Poco prima di togliermi da Instagram, ero andato in vacanza per due settimane oltreoceano. Di regola ho sempre postato le foto delle mie vacanze sui social solo dopo essere tornato, perché, insomma, sbandierare ai quattro venti che al momento la mia casa è vuota e potenzialmente svaligiabile non mi è mai sembrata una buona idea. E così feci anche in quel caso: ho scattato tipo un migliaio di foto e, una volta tornato, avevo pianificato di pubblicare 5 o 6 post su Instagram, ciascuno per ogni tappa del mio viaggio, e corredarli con qualche commento sagace in linea con la mia irresistibile e unica personalità. Iniziai a farlo, ma trovavo il processo di selezione delle immagini per ogni post (più la scrittura di una descrizione soddisfacente) troppo laborioso, a tratti frustrante. Probabilmente fu la lettura di questo articolo a farmi prendere la decisione definitiva di lasciare Instagram. Certo, non ho mai neanche lontanamente raggiunto i livelli estremi descritti nell’articolo, tipo farmi condizionare la scelta e l’esito di una vacanza in base ai social. Però ho iniziato a chiedermi se alcune cose le faccio perché le voglio veramente fare oppure se le faccio perché, in fondo, poi mi piace quando le posto sui social e ricevo pubblica approvazione da quel presupposto fan club personale che diventa, nella nostra testa, la lista dei followers.

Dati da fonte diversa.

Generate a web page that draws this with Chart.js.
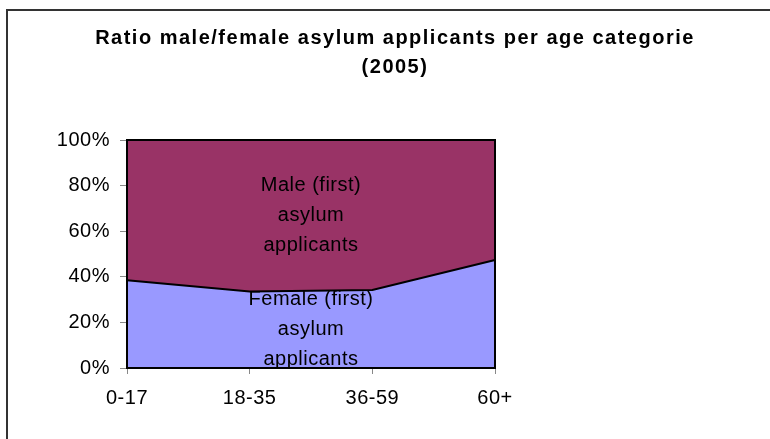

Alla fine decisi che, fra l’impoverimento dell’esperienza utente e questa tendenza a incoraggiare il mio (per quanto blando) narcisismo, su Instagram non ci volevo più stare. Interruppi la mia serie di post sulla vacanza oltreoceano dopo averne postati un paio, dissi addio ai miei contatti spiegando le mie ragioni, e ricominciai a vivere senza dover rendere conto a un pubblico, per quanto scelto e selezionato. Tale scelta si inserisce perfettamente nel mio percorso minimalista di eliminazione del superfluo, e infatti se ora mi leggete qui o su Mastodon è perché voglio comunicare con altri utenti su internet alle mie condizioni, non a quelle di qualche piattaforma commerciale che sfrutta ai limiti dell'assurdo le debolezze umane dei propri utenti.